As a Technology Support III team member in Employee Platforms, you will ensure the operational stability, availability, and performance of our production application flows. Encourage a culture of continuous improvement as you troubleshoot, maintain, identify, escalate, and resolve production service interruptions for all internally and externally developed systems, leading to a seamless user experience.
Job responsibilities
- Provides end-to-end application or infrastructure service delivery to enable successful business operations of the firm
- Supports the day-to-day maintenance of the firm’s systems to ensure operational stability and availability
- Assist in the monitoring of production environments for anomalies and address issues utilizing standard observability tools
- Identify issues for escalation and communication, and provide solutions to the business and technology stakeholders
- Executing standard software solutions, design, development, and technical troubleshooting
- Design, develop, code, and troubleshoot with consideration of upstream and downstream systems and technical implications
- Release management and SDLC including experienced in Jules and Jenkins pipeline deployments.
- Provide primary infrastructure operational, optimization and engineering support for the on-prem, private and public cloud platform.
- Follow processes to report defects, track and analyze the test results methodically and systematically so audit and lineage are always maintained.
- Support Incident management and follow through to RCA finding and resolution.
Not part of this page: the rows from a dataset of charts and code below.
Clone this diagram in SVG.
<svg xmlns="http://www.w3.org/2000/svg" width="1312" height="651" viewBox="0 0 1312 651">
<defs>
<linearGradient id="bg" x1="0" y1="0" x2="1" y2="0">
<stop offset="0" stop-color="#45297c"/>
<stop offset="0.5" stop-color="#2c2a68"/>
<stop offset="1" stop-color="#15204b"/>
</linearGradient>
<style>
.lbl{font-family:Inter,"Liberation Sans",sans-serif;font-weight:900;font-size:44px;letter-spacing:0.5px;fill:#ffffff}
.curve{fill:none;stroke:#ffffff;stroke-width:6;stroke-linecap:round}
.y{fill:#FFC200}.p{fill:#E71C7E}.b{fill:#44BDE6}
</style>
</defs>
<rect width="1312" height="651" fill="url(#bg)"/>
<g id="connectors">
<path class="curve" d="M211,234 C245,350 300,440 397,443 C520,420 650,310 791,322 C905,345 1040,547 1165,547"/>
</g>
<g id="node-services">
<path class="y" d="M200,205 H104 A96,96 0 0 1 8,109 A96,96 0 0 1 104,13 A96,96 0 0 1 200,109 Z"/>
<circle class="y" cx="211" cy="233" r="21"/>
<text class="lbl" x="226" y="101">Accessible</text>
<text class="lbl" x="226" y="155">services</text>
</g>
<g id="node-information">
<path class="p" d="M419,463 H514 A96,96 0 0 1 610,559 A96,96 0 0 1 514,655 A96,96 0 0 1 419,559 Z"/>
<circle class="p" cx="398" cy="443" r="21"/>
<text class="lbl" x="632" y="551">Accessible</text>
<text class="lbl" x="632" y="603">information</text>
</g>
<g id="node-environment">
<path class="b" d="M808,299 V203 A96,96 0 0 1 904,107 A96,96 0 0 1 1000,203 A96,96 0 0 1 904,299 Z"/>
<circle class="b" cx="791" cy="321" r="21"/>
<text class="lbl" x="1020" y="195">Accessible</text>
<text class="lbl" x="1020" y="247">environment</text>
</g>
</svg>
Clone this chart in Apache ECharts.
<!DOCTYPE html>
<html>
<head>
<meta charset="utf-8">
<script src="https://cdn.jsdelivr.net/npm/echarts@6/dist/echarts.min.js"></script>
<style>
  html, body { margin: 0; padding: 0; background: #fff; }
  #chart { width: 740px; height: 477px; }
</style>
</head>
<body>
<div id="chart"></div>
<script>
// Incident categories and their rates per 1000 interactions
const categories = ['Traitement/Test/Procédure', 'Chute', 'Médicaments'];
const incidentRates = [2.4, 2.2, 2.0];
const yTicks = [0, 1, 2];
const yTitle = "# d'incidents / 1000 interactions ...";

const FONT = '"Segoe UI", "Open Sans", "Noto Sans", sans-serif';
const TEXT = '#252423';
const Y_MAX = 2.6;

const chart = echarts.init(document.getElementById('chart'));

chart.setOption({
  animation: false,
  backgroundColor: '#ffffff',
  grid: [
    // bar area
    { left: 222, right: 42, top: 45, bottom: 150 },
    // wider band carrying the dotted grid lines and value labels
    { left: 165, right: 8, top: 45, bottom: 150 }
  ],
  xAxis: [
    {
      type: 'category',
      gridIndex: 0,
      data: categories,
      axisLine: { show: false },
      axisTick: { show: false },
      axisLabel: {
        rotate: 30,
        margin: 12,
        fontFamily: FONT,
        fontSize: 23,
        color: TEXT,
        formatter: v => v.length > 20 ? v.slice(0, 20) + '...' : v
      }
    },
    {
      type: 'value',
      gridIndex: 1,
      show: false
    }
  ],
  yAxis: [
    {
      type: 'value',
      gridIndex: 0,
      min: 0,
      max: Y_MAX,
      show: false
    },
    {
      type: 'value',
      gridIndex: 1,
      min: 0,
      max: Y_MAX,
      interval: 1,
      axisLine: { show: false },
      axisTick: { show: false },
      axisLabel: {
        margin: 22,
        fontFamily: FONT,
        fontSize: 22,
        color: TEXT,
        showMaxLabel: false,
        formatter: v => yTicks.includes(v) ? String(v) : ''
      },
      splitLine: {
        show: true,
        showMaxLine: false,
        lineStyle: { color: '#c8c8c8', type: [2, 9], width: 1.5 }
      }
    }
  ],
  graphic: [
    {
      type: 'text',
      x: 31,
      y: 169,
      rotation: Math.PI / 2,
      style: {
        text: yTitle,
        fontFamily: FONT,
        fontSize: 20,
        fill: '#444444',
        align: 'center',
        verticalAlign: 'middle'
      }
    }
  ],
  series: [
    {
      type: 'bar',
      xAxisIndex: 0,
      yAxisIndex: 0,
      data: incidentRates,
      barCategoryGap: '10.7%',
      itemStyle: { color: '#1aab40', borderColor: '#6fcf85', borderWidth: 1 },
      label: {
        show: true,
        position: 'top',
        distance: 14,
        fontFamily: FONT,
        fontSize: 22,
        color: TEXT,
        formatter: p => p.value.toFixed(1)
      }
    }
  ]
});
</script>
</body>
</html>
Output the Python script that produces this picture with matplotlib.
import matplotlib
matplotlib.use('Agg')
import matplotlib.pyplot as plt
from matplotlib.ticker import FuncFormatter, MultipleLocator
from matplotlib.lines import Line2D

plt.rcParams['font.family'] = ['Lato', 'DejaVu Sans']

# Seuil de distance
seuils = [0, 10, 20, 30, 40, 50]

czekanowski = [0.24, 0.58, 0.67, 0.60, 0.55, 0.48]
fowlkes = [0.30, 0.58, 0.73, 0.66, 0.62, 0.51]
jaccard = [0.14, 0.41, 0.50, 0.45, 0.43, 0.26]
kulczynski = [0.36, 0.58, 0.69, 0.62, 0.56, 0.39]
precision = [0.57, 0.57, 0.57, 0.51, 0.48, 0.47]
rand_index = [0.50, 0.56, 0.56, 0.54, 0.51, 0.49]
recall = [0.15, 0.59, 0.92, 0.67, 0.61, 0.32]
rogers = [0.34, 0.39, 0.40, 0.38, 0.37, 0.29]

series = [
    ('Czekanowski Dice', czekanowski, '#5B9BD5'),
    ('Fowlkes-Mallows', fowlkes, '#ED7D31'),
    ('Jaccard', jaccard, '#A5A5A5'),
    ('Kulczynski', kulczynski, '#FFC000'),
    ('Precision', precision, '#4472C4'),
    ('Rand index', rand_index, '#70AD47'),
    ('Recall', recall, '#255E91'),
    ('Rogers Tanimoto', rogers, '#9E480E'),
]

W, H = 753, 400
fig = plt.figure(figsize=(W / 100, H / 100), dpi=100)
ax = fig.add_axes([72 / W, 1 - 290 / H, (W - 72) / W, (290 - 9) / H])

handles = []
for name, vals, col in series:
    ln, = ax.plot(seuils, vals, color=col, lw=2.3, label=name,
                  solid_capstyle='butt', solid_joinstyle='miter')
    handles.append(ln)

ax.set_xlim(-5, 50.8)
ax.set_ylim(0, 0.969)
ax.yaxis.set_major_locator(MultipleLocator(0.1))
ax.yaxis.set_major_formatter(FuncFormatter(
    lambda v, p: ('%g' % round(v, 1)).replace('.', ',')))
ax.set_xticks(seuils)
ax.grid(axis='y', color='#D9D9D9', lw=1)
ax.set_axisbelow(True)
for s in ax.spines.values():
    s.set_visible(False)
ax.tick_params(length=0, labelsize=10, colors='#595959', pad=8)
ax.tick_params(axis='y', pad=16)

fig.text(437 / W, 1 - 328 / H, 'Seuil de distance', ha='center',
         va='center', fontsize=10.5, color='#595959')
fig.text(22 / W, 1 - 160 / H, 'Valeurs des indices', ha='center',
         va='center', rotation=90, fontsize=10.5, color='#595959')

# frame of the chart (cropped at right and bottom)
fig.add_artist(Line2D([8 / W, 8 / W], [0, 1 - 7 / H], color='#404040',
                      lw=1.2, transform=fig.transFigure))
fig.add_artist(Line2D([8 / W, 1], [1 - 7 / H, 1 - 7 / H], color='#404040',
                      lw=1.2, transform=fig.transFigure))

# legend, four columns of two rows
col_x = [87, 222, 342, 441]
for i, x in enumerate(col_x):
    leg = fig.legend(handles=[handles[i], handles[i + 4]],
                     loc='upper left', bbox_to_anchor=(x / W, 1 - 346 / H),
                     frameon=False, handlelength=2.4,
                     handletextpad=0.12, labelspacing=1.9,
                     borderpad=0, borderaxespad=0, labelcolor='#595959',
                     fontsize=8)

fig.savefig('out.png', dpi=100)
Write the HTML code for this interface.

Requires diverse coordination skills.
Analyze complex situations and trends to anticipate and solve incident, problem, and change management in support of full stack technology systems, applications, or infrastructure
Required qualifications, capabilities, and skills
- 3+ years of experience or equivalent expertise troubleshooting, resolving, and maintaining information technology services
- Demonstrated knowledge of applications or infrastructure in a large-scale technology environment both on premises and public cloud
- Experience in observability and monitoring tools and techniques
- Familiarity with troubleshooting common networking technologies and issues
- Proficient in site reliability culture and principles, with familiarity in implementing site reliability within an application or platform
- Experience in observability, including white and black box monitoring, service level objective alerting, and telemetry collection using tools like Grafana, Dynatrace, Prometheus, Datadog, Splunk, and others
- Experience with continuous integration and continuous delivery tools like Jenkins, GitLab, or Terraform
- Familiarity with container and container orchestration technologies such as ECS, Kubernetes, and Docker
Preferred qualifications, capabilities, and skills
- Experience with one or more general purpose programming languages and/or automation scripting- Python, Java/Spring Boot, or .Net
- Experience in cloud computing, preferably with AWS